-------- Given information
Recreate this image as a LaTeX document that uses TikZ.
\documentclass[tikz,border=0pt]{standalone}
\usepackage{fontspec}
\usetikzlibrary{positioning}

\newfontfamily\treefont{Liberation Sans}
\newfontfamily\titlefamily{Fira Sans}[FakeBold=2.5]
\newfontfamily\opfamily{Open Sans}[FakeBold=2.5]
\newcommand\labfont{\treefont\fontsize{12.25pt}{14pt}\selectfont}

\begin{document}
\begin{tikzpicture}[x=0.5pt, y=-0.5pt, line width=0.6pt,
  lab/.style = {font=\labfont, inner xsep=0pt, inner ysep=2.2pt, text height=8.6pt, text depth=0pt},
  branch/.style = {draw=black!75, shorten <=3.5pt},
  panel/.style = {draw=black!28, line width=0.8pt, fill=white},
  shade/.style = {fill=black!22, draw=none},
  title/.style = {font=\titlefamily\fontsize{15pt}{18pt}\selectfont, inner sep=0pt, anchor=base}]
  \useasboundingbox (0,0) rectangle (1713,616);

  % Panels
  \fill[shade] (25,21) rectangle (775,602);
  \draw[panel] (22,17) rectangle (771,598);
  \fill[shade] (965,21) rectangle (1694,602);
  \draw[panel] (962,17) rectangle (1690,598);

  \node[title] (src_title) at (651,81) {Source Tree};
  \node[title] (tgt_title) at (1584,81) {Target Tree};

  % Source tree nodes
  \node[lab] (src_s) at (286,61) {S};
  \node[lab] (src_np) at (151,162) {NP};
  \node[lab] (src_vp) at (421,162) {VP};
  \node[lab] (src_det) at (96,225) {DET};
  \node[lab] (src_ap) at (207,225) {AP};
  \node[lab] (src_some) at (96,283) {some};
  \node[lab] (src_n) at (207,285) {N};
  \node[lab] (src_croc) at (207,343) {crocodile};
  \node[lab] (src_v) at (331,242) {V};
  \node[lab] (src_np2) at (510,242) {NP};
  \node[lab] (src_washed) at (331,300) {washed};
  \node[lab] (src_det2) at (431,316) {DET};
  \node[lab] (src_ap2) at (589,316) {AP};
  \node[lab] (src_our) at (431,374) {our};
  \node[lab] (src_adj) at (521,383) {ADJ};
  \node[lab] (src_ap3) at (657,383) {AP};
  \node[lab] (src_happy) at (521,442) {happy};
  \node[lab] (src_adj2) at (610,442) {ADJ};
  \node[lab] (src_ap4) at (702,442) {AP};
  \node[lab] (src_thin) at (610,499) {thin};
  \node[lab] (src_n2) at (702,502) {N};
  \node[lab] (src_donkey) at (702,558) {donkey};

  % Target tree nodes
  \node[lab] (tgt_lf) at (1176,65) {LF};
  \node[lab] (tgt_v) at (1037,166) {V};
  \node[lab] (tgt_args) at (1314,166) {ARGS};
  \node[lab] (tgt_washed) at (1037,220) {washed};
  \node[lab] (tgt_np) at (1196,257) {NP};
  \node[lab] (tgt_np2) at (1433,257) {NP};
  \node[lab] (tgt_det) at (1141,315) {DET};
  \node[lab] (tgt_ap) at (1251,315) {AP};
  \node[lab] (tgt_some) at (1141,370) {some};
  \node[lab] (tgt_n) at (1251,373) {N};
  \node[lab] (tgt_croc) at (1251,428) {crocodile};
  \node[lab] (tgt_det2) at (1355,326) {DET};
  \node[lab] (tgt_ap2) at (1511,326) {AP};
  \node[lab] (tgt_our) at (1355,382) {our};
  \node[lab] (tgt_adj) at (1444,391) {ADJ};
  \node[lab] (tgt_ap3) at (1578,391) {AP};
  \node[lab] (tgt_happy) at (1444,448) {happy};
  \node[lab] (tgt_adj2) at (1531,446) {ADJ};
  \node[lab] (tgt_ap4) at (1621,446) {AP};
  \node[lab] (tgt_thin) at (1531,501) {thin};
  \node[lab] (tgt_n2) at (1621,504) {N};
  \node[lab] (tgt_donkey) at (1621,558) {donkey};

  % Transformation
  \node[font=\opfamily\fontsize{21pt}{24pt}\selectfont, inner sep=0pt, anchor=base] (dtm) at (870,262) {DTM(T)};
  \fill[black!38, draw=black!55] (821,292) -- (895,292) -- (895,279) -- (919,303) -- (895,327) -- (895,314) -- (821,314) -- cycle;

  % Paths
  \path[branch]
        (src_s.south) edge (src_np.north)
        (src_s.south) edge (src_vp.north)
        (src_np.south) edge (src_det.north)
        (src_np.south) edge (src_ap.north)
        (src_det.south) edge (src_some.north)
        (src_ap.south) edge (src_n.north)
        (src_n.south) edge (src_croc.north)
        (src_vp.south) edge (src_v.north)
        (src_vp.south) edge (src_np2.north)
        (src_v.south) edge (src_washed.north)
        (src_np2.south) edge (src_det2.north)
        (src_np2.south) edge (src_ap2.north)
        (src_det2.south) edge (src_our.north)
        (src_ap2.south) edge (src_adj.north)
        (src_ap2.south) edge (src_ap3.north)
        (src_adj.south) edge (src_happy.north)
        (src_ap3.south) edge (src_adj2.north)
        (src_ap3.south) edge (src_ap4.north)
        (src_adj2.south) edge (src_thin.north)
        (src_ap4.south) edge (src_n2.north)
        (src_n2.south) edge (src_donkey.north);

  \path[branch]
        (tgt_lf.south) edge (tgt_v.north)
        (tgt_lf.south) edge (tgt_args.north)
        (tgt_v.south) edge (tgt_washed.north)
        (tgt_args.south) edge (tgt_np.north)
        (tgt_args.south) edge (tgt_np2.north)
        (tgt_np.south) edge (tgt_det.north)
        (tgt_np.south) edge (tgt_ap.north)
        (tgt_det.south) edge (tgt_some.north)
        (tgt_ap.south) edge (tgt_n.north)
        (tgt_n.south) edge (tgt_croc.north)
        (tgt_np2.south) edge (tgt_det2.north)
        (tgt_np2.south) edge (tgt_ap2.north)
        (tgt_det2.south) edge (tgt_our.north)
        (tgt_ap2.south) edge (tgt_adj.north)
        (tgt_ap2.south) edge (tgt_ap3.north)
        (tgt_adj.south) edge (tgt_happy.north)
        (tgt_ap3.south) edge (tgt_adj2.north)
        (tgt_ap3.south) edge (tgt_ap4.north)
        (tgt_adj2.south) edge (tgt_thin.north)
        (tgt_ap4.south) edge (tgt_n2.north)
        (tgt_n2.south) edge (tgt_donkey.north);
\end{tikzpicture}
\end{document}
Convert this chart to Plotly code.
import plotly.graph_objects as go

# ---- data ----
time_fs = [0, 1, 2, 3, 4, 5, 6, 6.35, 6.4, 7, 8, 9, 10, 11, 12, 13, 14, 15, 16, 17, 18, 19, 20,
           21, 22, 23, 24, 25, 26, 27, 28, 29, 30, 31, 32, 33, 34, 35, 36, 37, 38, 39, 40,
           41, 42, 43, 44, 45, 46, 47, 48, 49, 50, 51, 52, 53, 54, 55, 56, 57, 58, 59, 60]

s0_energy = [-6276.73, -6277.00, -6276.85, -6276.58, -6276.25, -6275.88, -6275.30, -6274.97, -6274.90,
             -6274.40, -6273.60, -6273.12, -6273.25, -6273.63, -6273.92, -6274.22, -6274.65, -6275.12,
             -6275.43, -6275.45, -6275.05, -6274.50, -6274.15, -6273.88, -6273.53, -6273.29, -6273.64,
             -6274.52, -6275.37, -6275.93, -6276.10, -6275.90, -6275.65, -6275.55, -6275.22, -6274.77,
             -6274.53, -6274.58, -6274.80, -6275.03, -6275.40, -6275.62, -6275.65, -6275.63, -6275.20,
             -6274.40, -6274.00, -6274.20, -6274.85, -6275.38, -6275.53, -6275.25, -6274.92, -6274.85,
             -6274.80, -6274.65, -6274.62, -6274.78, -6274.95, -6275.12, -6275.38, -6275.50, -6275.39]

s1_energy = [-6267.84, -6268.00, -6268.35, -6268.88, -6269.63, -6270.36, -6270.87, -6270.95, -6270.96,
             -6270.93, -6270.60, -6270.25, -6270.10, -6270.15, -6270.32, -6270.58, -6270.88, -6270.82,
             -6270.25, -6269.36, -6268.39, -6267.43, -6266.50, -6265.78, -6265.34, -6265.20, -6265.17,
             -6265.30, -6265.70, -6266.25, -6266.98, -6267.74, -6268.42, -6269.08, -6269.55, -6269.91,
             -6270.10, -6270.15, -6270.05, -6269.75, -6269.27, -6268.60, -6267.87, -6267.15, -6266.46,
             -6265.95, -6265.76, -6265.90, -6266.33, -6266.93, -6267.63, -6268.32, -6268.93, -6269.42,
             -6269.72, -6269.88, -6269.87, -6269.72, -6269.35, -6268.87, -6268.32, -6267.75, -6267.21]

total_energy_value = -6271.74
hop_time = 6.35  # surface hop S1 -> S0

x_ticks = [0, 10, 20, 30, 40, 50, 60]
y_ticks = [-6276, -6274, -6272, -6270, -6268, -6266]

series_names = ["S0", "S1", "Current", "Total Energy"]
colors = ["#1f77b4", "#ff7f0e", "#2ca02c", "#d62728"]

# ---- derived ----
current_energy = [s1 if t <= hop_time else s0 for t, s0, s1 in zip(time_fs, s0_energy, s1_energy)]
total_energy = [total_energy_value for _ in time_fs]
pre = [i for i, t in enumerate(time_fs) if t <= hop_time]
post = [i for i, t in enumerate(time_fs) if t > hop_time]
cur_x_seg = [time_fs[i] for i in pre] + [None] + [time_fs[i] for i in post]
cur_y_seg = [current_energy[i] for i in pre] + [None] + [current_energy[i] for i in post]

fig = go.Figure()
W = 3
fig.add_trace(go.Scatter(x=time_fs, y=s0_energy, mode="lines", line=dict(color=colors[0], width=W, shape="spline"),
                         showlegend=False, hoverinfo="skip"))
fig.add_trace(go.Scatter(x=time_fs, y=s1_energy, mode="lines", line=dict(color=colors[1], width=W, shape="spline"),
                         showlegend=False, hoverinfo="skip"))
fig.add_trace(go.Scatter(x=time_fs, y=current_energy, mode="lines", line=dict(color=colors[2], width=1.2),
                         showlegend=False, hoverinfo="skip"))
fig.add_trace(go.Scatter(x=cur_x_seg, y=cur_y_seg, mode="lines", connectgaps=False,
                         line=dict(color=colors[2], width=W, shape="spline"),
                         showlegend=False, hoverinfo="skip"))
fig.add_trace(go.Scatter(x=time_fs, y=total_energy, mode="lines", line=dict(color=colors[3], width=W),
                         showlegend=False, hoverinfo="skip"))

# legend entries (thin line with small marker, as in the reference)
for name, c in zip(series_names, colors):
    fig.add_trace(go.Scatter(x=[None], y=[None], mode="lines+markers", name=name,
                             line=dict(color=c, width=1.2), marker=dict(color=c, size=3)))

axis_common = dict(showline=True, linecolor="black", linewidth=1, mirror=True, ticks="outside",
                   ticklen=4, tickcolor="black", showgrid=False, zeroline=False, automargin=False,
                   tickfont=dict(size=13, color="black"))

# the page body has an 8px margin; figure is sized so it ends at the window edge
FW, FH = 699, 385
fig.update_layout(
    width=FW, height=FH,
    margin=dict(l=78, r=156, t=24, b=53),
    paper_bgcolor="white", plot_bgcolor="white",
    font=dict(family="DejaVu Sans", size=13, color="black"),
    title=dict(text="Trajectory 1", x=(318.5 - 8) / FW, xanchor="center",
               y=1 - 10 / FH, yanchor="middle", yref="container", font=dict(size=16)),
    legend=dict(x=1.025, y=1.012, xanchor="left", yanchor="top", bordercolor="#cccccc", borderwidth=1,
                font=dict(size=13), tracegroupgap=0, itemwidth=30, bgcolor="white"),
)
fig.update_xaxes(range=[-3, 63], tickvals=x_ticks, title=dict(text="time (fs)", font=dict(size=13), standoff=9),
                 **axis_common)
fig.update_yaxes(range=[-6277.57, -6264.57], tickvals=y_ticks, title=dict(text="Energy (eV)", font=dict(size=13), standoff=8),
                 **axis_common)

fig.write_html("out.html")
----------------
Return only the lines from the beginning of the material up to and including the line with "(tgt_title) at (1584,81)", exactly as written.

_Answer for the task_
Recreate this image as a LaTeX document that uses TikZ.
\documentclass[tikz,border=0pt]{standalone}
\usepackage{fontspec}
\usetikzlibrary{positioning}

\newfontfamily\treefont{Liberation Sans}
\newfontfamily\titlefamily{Fira Sans}[FakeBold=2.5]
\newfontfamily\opfamily{Open Sans}[FakeBold=2.5]
\newcommand\labfont{\treefont\fontsize{12.25pt}{14pt}\selectfont}

\begin{document}
\begin{tikzpicture}[x=0.5pt, y=-0.5pt, line width=0.6pt,
  lab/.style = {font=\labfont, inner xsep=0pt, inner ysep=2.2pt, text height=8.6pt, text depth=0pt},
  branch/.style = {draw=black!75, shorten <=3.5pt},
  panel/.style = {draw=black!28, line width=0.8pt, fill=white},
  shade/.style = {fill=black!22, draw=none},
  title/.style = {font=\titlefamily\fontsize{15pt}{18pt}\selectfont, inner sep=0pt, anchor=base}]
  \useasboundingbox (0,0) rectangle (1713,616);

  % Panels
  \fill[shade] (25,21) rectangle (775,602);
  \draw[panel] (22,17) rectangle (771,598);
  \fill[shade] (965,21) rectangle (1694,602);
  \draw[panel] (962,17) rectangle (1690,598);

  \node[title] (src_title) at (651,81) {Source Tree};
  \node[title] (tgt_title) at (1584,81) {Target Tree};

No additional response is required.